Wednesday, November 9, 2011

The Apothecary: (Rare) Realistic Historical Fiction #4

After reading I am the Messenger, I didn't want to go back to reading 3 star fiction from the class library as usual.  So I dug through the piles of uncorrected proofs and damaged library books sitting around the house... and I found The Apothecary.  I don't generally like historical fiction, but this feels somehow more real.  There's even a letter from the main character, Janie at the beginning explaining how she found her diary and wrote a story from it.  Although it includes a song that was written almost 20 years after the book takes place, every detail and emotion seems straight from the mind of a fourteen year old girl in 1952.  It focuses mainly on her day to day life, like what happened in Latin class or the cute boy whose father runs an Apothecary.  But there's a looming shadow of the Cold War in every corner of her life.  Janie's family moved because they were being followed by the government, and kids are taught bomb drills at school.

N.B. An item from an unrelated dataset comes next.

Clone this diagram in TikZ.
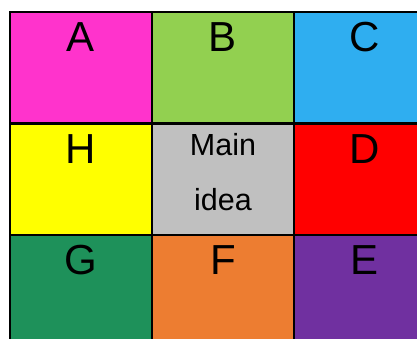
\documentclass[tikz,border=0pt]{standalone}
\usepackage{fontspec}
\setmainfont{Liberation Sans}
\definecolor{cA}{RGB}{255,51,204}
\definecolor{cB}{RGB}{146,208,80}
\definecolor{cC}{RGB}{47,174,240}
\definecolor{cH}{RGB}{255,255,0}
\definecolor{cM}{RGB}{192,192,192}
\definecolor{cD}{RGB}{255,0,0}
\definecolor{cG}{RGB}{30,145,90}
\definecolor{cF}{RGB}{237,125,49}
\definecolor{cE}{RGB}{112,48,160}
\tikzset{
  cell/.style={draw=black, line width=2.6pt, rectangle, minimum width=142pt, minimum height=111.5pt, inner sep=0pt, outer sep=0pt, anchor=north west},
  big/.style={anchor=base, inner sep=0pt, font=\fontsize{42}{50}\selectfont},
  mid/.style={anchor=base, inner sep=0pt, font=\fontsize{30.5}{55}\selectfont, align=center}
}
\begin{document}
\begin{tikzpicture}[x=1pt,y=1pt]
\useasboundingbox (0,0) rectangle (417,-338);
\clip (0,0) rectangle (417,-338);
\fill[white] (0,0) rectangle (417,-338);
\node[cell, fill=cA] (a) at (10,-12) {};
\node[cell, fill=cB] (b) at (152,-12) {};
\node[cell, fill=cC] (c) at (294,-12) {};
\node[cell, fill=cH] (h) at (10,-123.5) {};
\node[cell, fill=cM] (m) at (152,-123.5) {};
\node[cell, fill=cD] (d) at (294,-123.5) {};
\node[cell, fill=cG] (g) at (10,-235) {};
\node[cell, fill=cF] (f) at (152,-235) {};
\node[cell, fill=cE] (e) at (294,-235) {};
\node[big] (ta) at ([yshift=-39.5pt]a.north) {A};
\node[big] (tb) at ([yshift=-39.5pt]b.north) {B};
\node[big] (tc) at ([yshift=-39.5pt]c.north) {C};
\node[big] (th) at ([yshift=-39.5pt]h.north) {H};
\node[big] (td) at ([yshift=-39.5pt]d.north) {D};
\node[big] (tg) at ([yshift=-39.5pt]g.north) {G};
\node[big] (tf) at ([yshift=-39.5pt]f.north) {F};
\node[big] (te) at ([yshift=-39.5pt]e.north) {E};
\node[mid] (tm1) at ([yshift=-31.5pt]m.north) {Main};
\node[mid] (tm2) at ([yshift=-86.5pt]m.north) {idea};
\end{tikzpicture}
\end{document}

I'm only on Chapter 6, so I have no idea what the plot is going to be.  I do know that this boy Benjamin and his father are going to be important, as they run the namesake of the book.  At some point Janie and Benjamin are going to be separated, there may be something magical involved, and something is going to make Jamie forget about it all. The cover shows the Tower Bridge and the Tower of London in a glass bottle.  There are two birds inside the bottle, both the size of the buildings, separately.  A much larger bird is perched at the neck of the bottle.  This might represent freedom from London, which Janie doesn't really love, or that London and freedom are in the bottle as a medicine to help her.  In America, Janie and her family were being followed because they were Communists.  In London, there's freedom from the judgmental American government, but it's a shockingly different place from L.A., so it might turn out to help or hurt Janie.